YOUR OBJECTIVE: Of all the lines in the records, how many hold the word "this"? Answer with the number only.

DATA PROVIDED:
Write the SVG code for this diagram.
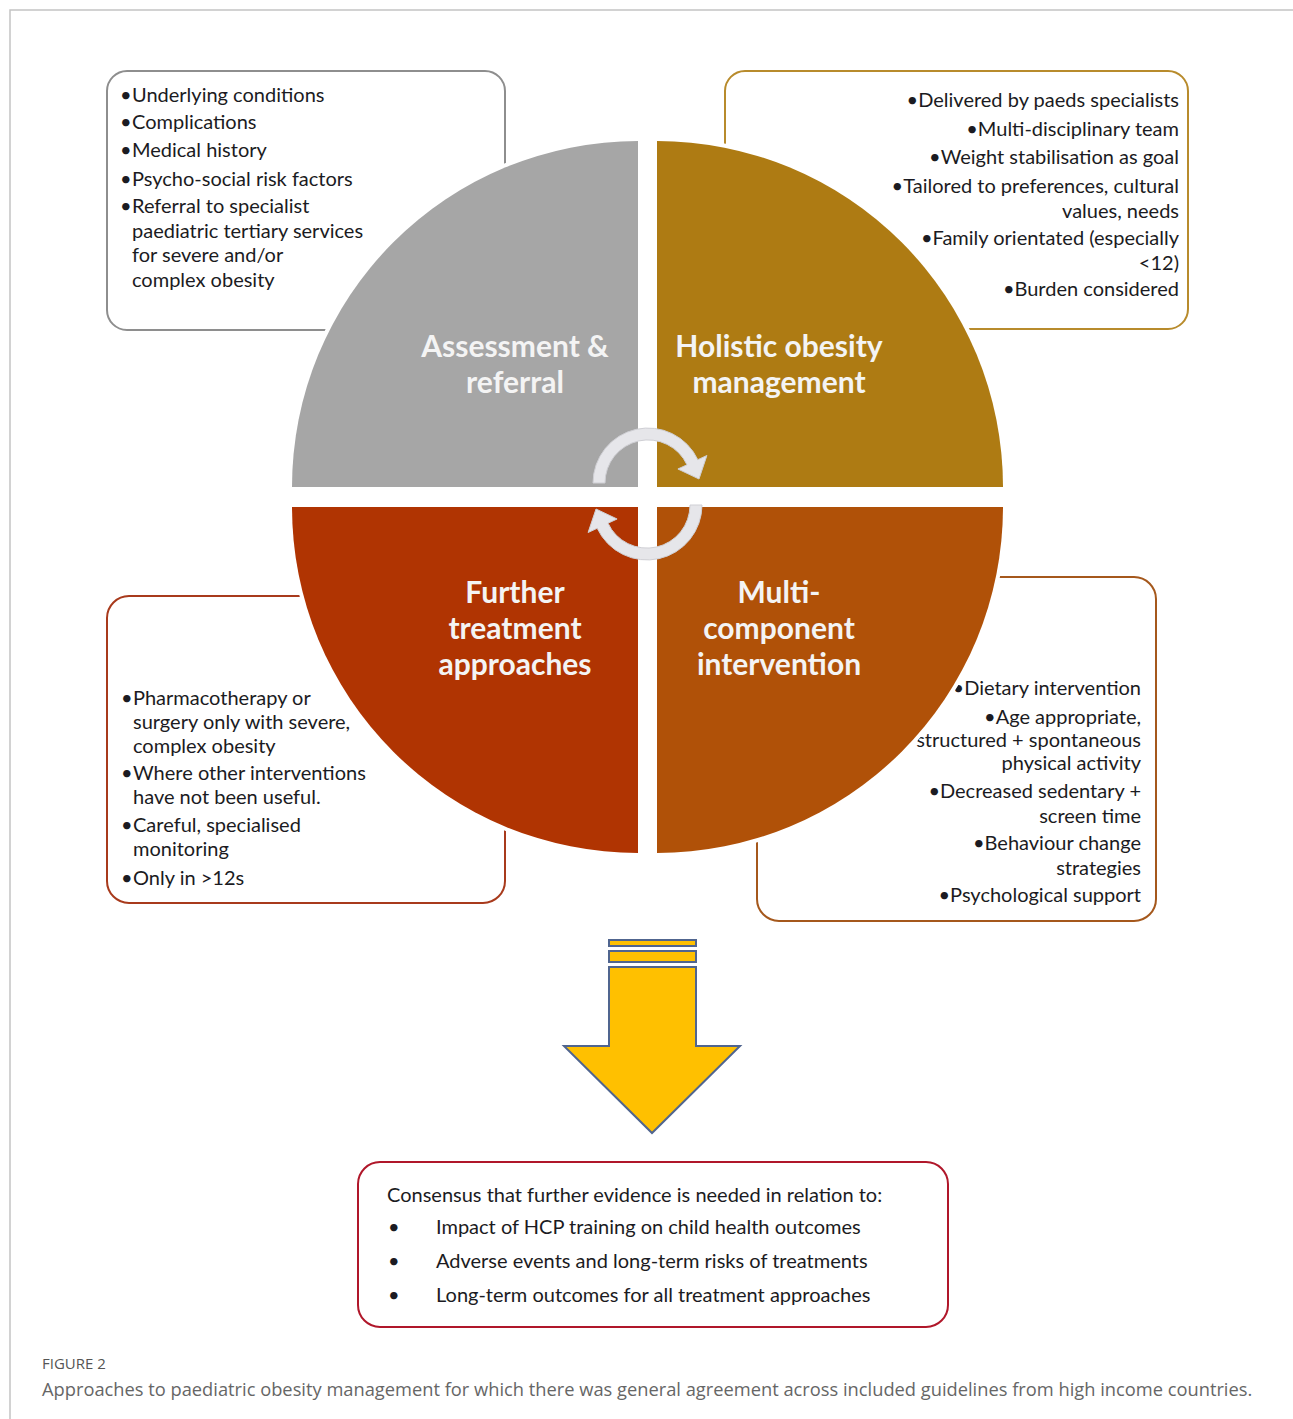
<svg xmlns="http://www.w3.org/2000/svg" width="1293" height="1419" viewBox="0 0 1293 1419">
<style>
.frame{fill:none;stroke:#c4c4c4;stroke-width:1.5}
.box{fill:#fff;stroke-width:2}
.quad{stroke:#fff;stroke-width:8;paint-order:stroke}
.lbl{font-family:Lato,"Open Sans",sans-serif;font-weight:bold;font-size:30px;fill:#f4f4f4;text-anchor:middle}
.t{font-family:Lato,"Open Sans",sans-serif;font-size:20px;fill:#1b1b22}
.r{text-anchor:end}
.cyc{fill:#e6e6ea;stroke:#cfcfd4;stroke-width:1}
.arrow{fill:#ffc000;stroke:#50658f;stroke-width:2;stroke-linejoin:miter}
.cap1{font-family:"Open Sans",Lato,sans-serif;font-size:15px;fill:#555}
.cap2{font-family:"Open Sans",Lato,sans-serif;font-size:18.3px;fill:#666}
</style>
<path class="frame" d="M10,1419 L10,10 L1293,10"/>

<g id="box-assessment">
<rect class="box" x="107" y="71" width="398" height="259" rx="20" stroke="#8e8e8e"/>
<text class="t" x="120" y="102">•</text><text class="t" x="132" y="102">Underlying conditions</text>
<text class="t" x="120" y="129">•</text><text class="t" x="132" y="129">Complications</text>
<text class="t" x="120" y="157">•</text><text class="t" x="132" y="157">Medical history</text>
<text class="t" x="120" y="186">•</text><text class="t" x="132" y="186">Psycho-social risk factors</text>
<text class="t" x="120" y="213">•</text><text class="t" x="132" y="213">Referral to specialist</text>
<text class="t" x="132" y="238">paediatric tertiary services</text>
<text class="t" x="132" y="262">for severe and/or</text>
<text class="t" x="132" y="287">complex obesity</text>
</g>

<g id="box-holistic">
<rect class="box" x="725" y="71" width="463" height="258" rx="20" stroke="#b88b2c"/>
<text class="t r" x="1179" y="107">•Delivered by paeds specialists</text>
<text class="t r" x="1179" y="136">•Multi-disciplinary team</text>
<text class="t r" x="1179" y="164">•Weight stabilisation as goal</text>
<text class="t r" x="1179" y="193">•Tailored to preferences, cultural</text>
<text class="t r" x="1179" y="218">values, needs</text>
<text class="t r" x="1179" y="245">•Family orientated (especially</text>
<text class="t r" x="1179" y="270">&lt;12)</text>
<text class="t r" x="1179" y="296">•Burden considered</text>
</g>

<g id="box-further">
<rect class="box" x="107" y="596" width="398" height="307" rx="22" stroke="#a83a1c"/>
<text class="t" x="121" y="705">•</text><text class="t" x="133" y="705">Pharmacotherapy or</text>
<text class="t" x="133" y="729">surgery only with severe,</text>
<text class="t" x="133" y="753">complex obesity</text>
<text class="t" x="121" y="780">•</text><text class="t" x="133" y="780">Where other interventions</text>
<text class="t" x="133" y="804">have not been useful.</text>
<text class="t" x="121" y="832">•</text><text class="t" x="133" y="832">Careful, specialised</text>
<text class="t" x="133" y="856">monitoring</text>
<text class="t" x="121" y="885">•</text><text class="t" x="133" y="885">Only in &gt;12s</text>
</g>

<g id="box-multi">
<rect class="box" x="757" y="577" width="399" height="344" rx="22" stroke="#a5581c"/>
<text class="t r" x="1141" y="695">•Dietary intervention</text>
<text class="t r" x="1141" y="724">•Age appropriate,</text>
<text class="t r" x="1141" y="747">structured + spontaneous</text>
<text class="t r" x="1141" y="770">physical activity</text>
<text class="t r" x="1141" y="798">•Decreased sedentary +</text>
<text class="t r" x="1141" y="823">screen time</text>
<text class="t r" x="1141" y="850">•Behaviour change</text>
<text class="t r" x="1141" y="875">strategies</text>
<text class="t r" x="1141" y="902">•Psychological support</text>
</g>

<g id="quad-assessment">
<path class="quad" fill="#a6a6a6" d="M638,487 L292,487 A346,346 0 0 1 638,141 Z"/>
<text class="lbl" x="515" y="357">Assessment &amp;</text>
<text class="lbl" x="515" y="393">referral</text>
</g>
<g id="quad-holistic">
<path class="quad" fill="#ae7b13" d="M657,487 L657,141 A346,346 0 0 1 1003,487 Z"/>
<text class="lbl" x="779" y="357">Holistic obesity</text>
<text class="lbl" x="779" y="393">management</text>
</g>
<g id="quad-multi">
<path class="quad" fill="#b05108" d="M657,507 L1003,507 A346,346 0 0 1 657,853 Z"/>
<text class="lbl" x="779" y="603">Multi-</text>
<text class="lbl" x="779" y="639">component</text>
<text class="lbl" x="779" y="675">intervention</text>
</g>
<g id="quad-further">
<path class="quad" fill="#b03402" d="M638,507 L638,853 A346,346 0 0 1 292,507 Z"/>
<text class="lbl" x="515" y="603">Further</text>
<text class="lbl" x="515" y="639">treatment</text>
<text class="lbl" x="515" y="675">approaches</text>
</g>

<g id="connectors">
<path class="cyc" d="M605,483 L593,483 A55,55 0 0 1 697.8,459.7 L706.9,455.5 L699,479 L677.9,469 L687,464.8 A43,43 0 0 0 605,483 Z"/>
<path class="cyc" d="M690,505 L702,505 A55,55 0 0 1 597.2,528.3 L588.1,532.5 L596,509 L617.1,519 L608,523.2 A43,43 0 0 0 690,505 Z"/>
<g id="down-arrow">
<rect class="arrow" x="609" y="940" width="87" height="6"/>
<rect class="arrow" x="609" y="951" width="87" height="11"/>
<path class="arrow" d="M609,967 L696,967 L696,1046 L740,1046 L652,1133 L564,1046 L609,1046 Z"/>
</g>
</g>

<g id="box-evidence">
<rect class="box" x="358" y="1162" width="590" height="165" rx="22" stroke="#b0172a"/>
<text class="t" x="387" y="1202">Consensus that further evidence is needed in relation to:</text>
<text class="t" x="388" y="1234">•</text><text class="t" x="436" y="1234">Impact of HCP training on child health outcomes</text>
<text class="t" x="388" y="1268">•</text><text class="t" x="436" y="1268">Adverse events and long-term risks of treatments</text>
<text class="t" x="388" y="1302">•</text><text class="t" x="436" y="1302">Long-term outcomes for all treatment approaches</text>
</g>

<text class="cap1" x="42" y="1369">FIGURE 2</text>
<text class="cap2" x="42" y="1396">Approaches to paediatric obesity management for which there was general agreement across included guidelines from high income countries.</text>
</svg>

--

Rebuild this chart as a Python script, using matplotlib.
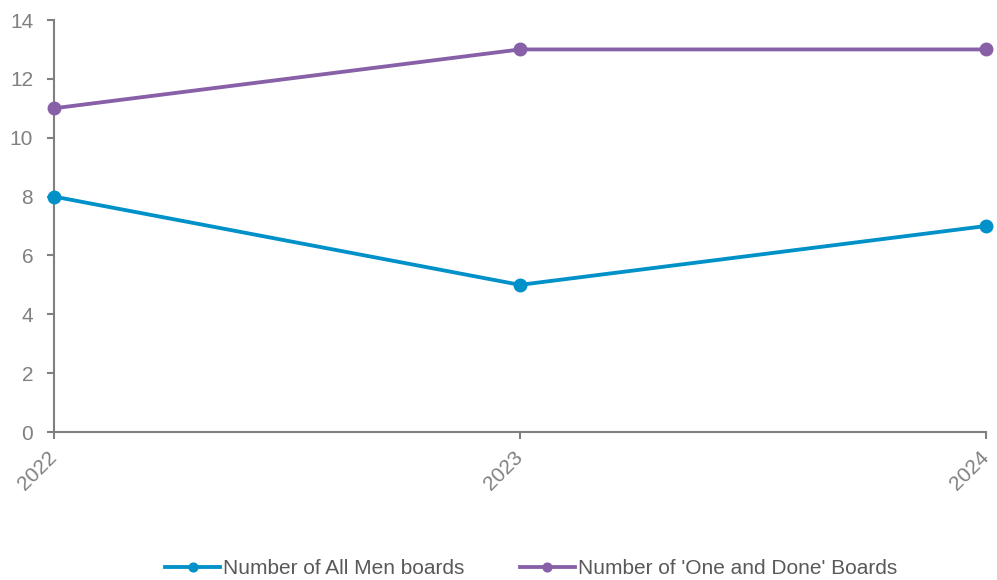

==

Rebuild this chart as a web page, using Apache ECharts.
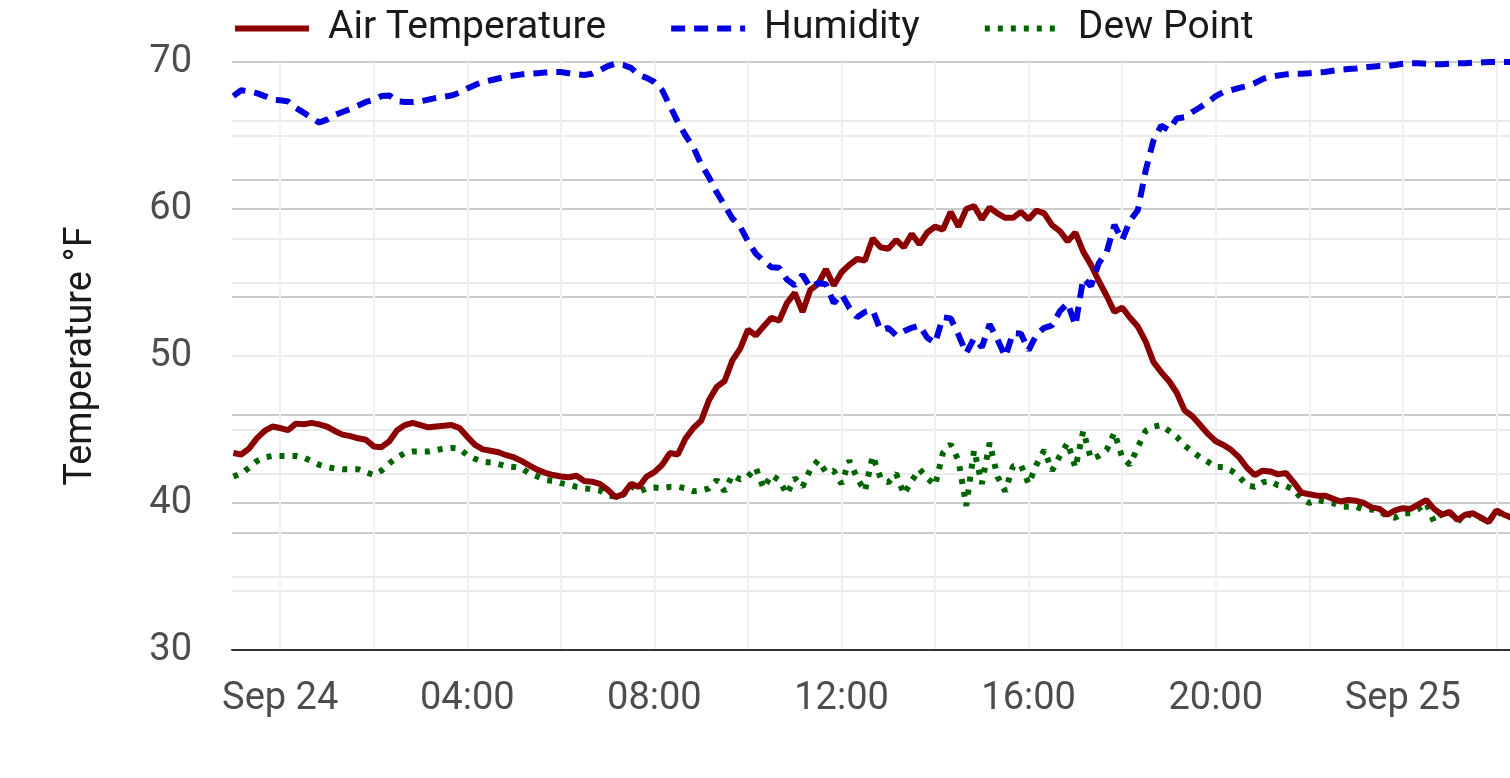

REPLY TO THE TASK: 3